> Written exercise: Look through the lines below and extract each one that contains "drawn".

======== Data block

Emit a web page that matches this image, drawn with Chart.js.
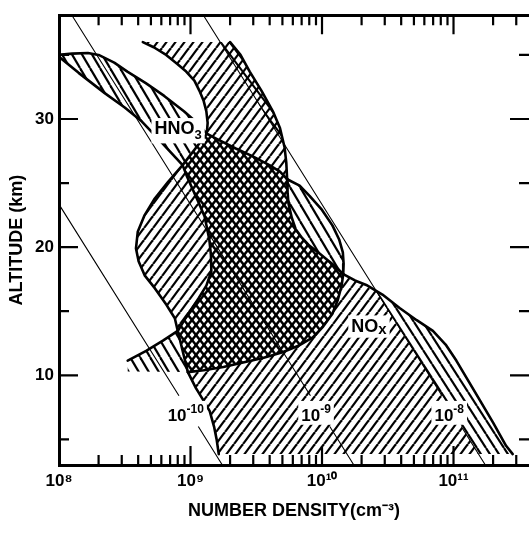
<!DOCTYPE html>
<html>
<head>
<meta charset="utf-8">
<title>HNO3 and NOx number density</title>
<script src="https://cdn.jsdelivr.net/npm/chart.js@4.4.1/dist/chart.umd.min.js"></script>
<style>
html,body{margin:0;padding:0;background:#fff;overflow:hidden;}
canvas{display:block;}
</style>
</head>
<body>
<canvas id="c" width="529" height="534"></canvas>
<script>
// ---------------- DATA (number density cm^-3, altitude km) ----------------
const hno3Top = [[1.00e8,35.0],[1.26e8,35.1],[1.66e8,35.15],[2.00e8,35.0],[2.63e8,34.4],[3.31e8,33.7],[4.57e8,32.8],[6.31e8,31.8],[8.91e8,30.6],[1.12e9,29.7],[1.33e9,28.85]];
const hno3Bottom = [[1.00e8,34.85],[1.41e8,33.6],[2.24e8,32.0],[3.16e8,30.9],[4.27e8,29.8],[5.62e8,28.5],[7.08e8,27.4],[8.71e8,26.4]];
const noseEdge = [[1.33e9,28.85],[8.71e8,26.4]];
const noxLeftUpper = [[4.34e8,36.0],[5.25e8,35.6],[6.53e8,35.0],[7.94e8,34.3],[9.27e8,33.7],[1.07e9,33.0],[1.17e9,32.2],[1.26e9,31.4],[1.32e9,30.6],[1.35e9,29.7],[1.33e9,28.85]];
const noxRightUpper = [[2.00e9,36.0],[2.40e9,35.0],[2.82e9,33.7],[3.47e9,32.2],[4.23e9,30.6],[4.79e9,29.3],[5.19e9,27.8],[5.35e9,26.6],[5.43e9,25.3]];
const hno3Ridge = [[1.33e9,28.85],[1.58e9,28.45],[2.21e9,27.7],[2.95e9,27.1],[3.98e9,26.4],[4.79e9,25.9],[5.43e9,25.3]];
const hno3RightOuter = [[5.43e9,25.3],[6.76e9,24.8],[8.04e9,24.0],[1.00e10,22.9],[1.20e10,21.7],[1.35e10,20.6],[1.44e10,19.6],[1.46e10,18.7],[1.45e10,17.9]];
const noxRightMid = [[5.43e9,25.3],[5.47e9,24.3],[5.56e9,23.4],[5.89e9,22.3],[6.31e9,21.4],[7.08e9,20.7],[8.04e9,20.1],[9.33e9,19.6],[1.07e10,19.1],[1.26e10,18.5],[1.45e10,17.9]];
const hno3LowerEdge = [[1.45e10,17.9],[1.41e10,17.0],[1.32e10,15.9],[1.20e10,14.8],[1.02e10,13.8],[8.51e9,12.95],[6.61e9,12.3],[5.01e9,11.8],[3.55e9,11.35],[2.51e9,11.0],[1.78e9,10.65],[1.26e9,10.4],[9.55e8,10.25]];
const crossLeftEdge = [[9.55e8,10.25],[8.00e8,13.46]];
const hno3LeftMid = [[8.00e8,13.46],[9.33e8,14.6],[1.15e9,16.0],[1.32e9,17.0],[1.44e9,18.1],[1.43e9,19.4],[1.39e9,20.6],[1.28e9,22.4],[1.15e9,23.5],[1.04e9,24.5],[9.33e8,25.6],[8.71e8,26.4]];
const noxLeftMid = [[8.71e8,26.4],[6.76e8,25.1],[5.35e8,23.8],[4.48e8,22.5],[3.97e8,21.2],[3.85e8,19.9],[4.03e8,18.9],[4.48e8,17.8],[5.35e8,16.8],[6.56e8,15.5],[7.60e8,14.45],[8.00e8,13.46]];
const noxLeftLower = [[9.55e8,10.25],[1.10e9,9.0],[1.26e9,8.0],[1.40e9,7.2],[1.51e9,6.0],[1.58e9,5.0],[1.64e9,3.85]];
const noxRightLower = [[1.45e10,17.9],[1.78e10,17.4],[2.17e10,17.05],[2.88e10,16.3],[3.89e10,15.25],[5.25e10,14.3],[6.97e10,13.46],[8.71e10,12.4],[1.05e11,11.15],[1.29e11,9.6],[1.58e11,8.08],[2.00e11,6.3],[2.51e11,4.5],[2.82e11,3.85]];
const hno3LowerLimit = [[8.00e8,13.46],[6.17e8,12.7],[4.60e8,11.9],[3.33e8,11.15]];
const hno3LimitFoot = [[3.33e8,10.3],[9.55e8,10.25]];
// parts of the NOx band beyond the 1e-8 mixing-ratio line
const noxUpperHighMix = [[1.687e9,36.0],[2.00e9,36.0],[2.40e9,35.0],[2.82e9,33.7],[3.47e9,32.2],[4.23e9,30.6],[4.79e9,29.3],[5.19e9,27.9]];
const noxLowerHighMix = [[2.51e10,16.7],[2.88e10,16.3],[3.89e10,15.25],[5.25e10,14.3],[6.97e10,13.46],[8.71e10,12.4],[1.05e11,11.15],[1.29e11,9.6],[1.58e11,8.08],[2.00e11,6.3],[2.51e11,4.5],[2.82e11,3.85],[1.55e11,3.85]];

// constant mixing-ratio lines (null altitude = break for the label)
const mixRatio1e10 = [[1.00e8,23.34],[8.17e8,8.4],[9.0e8,null],[1.146e9,6.0],[1.746e9,3.0]];
const mixRatio1e9  = [[1.27e8,38.0],[8.17e9,8.4],[9.0e9,null],[1.146e10,6.0],[1.746e10,3.0]];
const mixRatio1e8  = [[1.27e9,38.0],[8.17e10,8.4],[9.0e10,null],[1.146e11,6.0],[1.746e11,3.0]];

// axes
const xTickValues = [1e8, 1e9, 1e10, 1e11];
const xTickLabels = ['10\u2078', '10\u2079', '10\u00B9\u2070', '10\u00B9\u00B9'];
const yTickValues = [10, 20, 30];
const xMajorMarks = [1e9, 1e10, 1e11];
const xMinorMarks = [2e8,3e8,4e8,5e8,6e8,7e8,8e8,9e8,2e9,3e9,4e9,5e9,6e9,7e9,8e9,9e9,2e10,3e10,4e10,5e10,6e10,7e10,8e10,9e10,2e11,3e11];
const yMajorMarks = [10, 20, 30];
const yMinorMarks = [5, 15, 25, 35];
const X_MIN = 1e8, X_MAX = 3.75e11, Y_MIN = 3, Y_MAX = 38.1;

// text annotations
const noteTexts = [
  [['HNO', 0], ['3', 1]],
  [['NO', 0], ['x', 2]],
  [['10', 0], ['-10', -1]],
  [['10', 0], ['-9', -1]],
  [['10', 0], ['-8', -1]]
];
const notePlaces = [[5.32e8, 28.8], [1.67e10, 13.4], [6.7e8, 6.45], [6.95e9, 6.45], [7.16e10, 6.45]];

// ---------------- STYLE ----------------
const FONT = "'Liberation Sans', Arial, Helvetica, sans-serif";
Chart.defaults.color = '#000';
Chart.defaults.font.family = FONT;

function makeHatch(w, h, dirs, lw, bg) {
  const c = document.createElement('canvas');
  c.width = w; c.height = h;
  const g = c.getContext('2d');
  if (bg) { g.fillStyle = bg; g.fillRect(0, 0, w, h); }
  g.strokeStyle = '#000';
  g.lineWidth = lw;
  for (const d of dirs) {
    for (const k of [-1, 0, 1]) {
      g.beginPath();
      if (d === '/') { g.moveTo(k * w, h); g.lineTo(k * w + w, 0); }
      else { g.moveTo(k * w, 0); g.lineTo(k * w + w, h); }
      g.stroke();
    }
  }
  return g.createPattern(c, 'repeat');
}
const patNOx = makeHatch(9, 12, ['/'], 2.2);
const patHNO3 = makeHatch(10, 17, ['\\'], 2.2);
const patCross = makeHatch(8, 10, ['/', '\\'], 2.5);
const patHigh = makeHatch(9, 14, ['\\'], 2.2, '#fff');
const patHighOver = makeHatch(9, 12, ['\\'], 2.0);

const pts = (...parts) => parts.flat().map(([x, y]) => ({x, y}));
const rev = a => [...a].reverse();

const area = (data, pat, order = 3) => ({data, showLine: true, fill: 'shape', backgroundColor: pat,
  borderWidth: 0, pointRadius: 0, tension: 0, order});
const edge = (data, w) => ({data, showLine: true, fill: false, borderColor: '#000',
  borderWidth: w, pointRadius: 0, tension: 0, borderJoinStyle: 'round', borderCapStyle: 'round', order: 1});
const thin = data => ({data, showLine: true, fill: false, borderColor: '#000',
  borderWidth: 1.1, pointRadius: 0, tension: 0, spanGaps: false, order: 2});

const EW = 2.6;
const datasets = [
  // outlines
  edge(pts(hno3Top), EW), edge(pts(hno3Bottom), EW), edge(pts(noseEdge), EW),
  edge(pts(noxLeftUpper), EW), edge(pts(noxRightUpper), EW), edge(pts(hno3Ridge), EW),
  edge(pts(hno3RightOuter), EW), edge(pts(noxRightMid), EW), edge(pts(hno3LowerEdge), EW),
  edge(pts(crossLeftEdge), EW), edge(pts(hno3LeftMid), EW), edge(pts(noxLeftMid), EW),
  edge(pts(noxLeftLower), EW), edge(pts(noxRightLower), EW), edge(pts(hno3LowerLimit), EW),
  // mixing ratio lines
  thin(pts(mixRatio1e10)), thin(pts(mixRatio1e9)), thin(pts(mixRatio1e8)),
  // hatched regions
  area(pts(noxUpperHighMix), patHighOver, 2.5),
  area(pts(noxLowerHighMix), patHigh, 2.5),
  area(pts(hno3Top, noseEdge, rev(hno3Bottom)), patHNO3),
  area(pts(noxLeftUpper, hno3Ridge, rev(noxRightUpper)), patNOx),
  area(pts(hno3RightOuter, rev(noxRightMid)), patHNO3),
  area(pts(noxLeftMid, hno3LeftMid), patNOx),
  area(pts(hno3Ridge, noxRightMid, hno3LowerEdge, crossLeftEdge, hno3LeftMid, rev(noseEdge)), patCross),
  area(pts(noxLeftLower, rev(noxRightLower), hno3LowerEdge), patNOx),
  area(pts(hno3LowerLimit, hno3LimitFoot, crossLeftEdge), patHNO3)
];

// inward tick marks drawn from the chart's own scales
const inwardTicks = {
  id: 'inwardTicks',
  afterDatasetsDraw(chart) {
    const {ctx, chartArea: a, scales: {x, y}} = chart;
    const MAJ = 19, MIN = 10;
    ctx.save();
    ctx.strokeStyle = '#000';
    ctx.lineWidth = 2.2;
    ctx.beginPath();
    const xm = (vals, len) => vals.forEach(v => {
      const p = x.getPixelForValue(v);
      ctx.moveTo(p, a.bottom); ctx.lineTo(p, a.bottom - len);
      ctx.moveTo(p, a.top); ctx.lineTo(p, a.top + len);
    });
    const ym = (vals, len) => vals.forEach(v => {
      const p = y.getPixelForValue(v);
      ctx.moveTo(a.left, p); ctx.lineTo(a.left + len, p);
      ctx.moveTo(a.right, p); ctx.lineTo(a.right - len, p);
    });
    xm(xMajorMarks, MAJ); xm(xMinorMarks, MIN);
    ym(yMajorMarks, MAJ); ym(yMinorMarks, MIN);
    ctx.stroke();
    ctx.restore();
  }
};

// text annotations placed with the chart's scales
const SIZES = {0: 18, 1: 13, 2: 15, '-1': 12};
const DY = {0: 0, 1: 5, 2: 2, '-1': -8};
const notesPlugin = {
  id: 'notes',
  afterDatasetsDraw(chart) {
    const {ctx, scales: {x, y}} = chart;
    ctx.save();
    ctx.textBaseline = 'alphabetic';
    noteTexts.forEach((parts, i) => {
      const [vx, vy] = notePlaces[i];
      const px = x.getPixelForValue(vx), py = y.getPixelForValue(vy);
      const big = parts[0][1] === 0 && parts[1][1] === -1 ? 17 : 18;
      let w = 0, top = 0, bot = 0;
      const items = parts.map(([t, k]) => {
        const size = k === 0 ? big : SIZES[k];
        ctx.font = `bold ${size}px ${FONT}`;
        const tw = ctx.measureText(t).width;
        const it = {t, size, dx: w, dy: DY[k]};
        w += tw;
        top = Math.min(top, DY[k] - size * 0.74);
        bot = Math.max(bot, DY[k] + 1);
        return it;
      });
      ctx.fillStyle = '#fff';
      ctx.fillRect(px - 3, py + top - 3, w + 6, bot - top + 6);
      ctx.fillStyle = '#000';
      items.forEach(it => {
        ctx.font = `bold ${it.size}px ${FONT}`;
        ctx.fillText(it.t, px + it.dx, py + it.dy);
      });
    });
    ctx.restore();
  }
};

new Chart(document.getElementById('c'), {
  type: 'scatter',
  data: {datasets},
  options: {
    responsive: false,
    animation: false,
    events: [],
    layout: {padding: 0, autoPadding: false},
    plugins: {legend: {display: false}, tooltip: {enabled: false}},
    scales: {
      x: {
        type: 'logarithmic', position: 'bottom', min: X_MIN, max: X_MAX,
        afterBuildTicks: s => { s.ticks = xTickValues.map(v => ({value: v})); },
        afterFit: s => { s.height = 69; },
        ticks: {
          callback: (v, i) => xTickLabels[i],
          font: {size: 17, weight: 'bold'}, color: '#000',
          padding: 6, maxRotation: 0, minRotation: 0, autoSkip: false
        },
        grid: {display: false, drawTicks: false},
        border: {display: true, color: '#000', width: 3},
        title: {display: true, text: 'NUMBER DENSITY(cm\u207B\u00B3)', color: '#000',
          font: {size: 18, weight: 'bold'}, padding: {top: 0, bottom: 12}}
      },
      xTop: {
        type: 'logarithmic', position: 'top', min: X_MIN, max: X_MAX,
        afterFit: s => { s.height = 10; },
        ticks: {display: false},
        grid: {display: false, drawTicks: false},
        border: {display: true, color: '#000', width: 3}
      },
      y: {
        type: 'linear', position: 'left', min: Y_MIN, max: Y_MAX,
        afterBuildTicks: s => { s.ticks = yTickValues.map(v => ({value: v})); },
        afterFit: s => { s.width = 59; },
        ticks: {font: {size: 17, weight: 'bold'}, color: '#000', padding: 5},
        grid: {display: false, drawTicks: false},
        border: {display: true, color: '#000', width: 3},
        title: {display: true, text: 'ALTITUDE (km)', color: '#000',
          font: {size: 18, weight: 'bold'}, padding: {top: 6, bottom: 0}}
      }
    }
  },
  plugins: [inwardTicks, notesPlugin]
});
</script>
</body>
</html>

================

> Final answer:
Emit a web page that matches this image, drawn with Chart.js.
// inward tick marks drawn from the chart's own scales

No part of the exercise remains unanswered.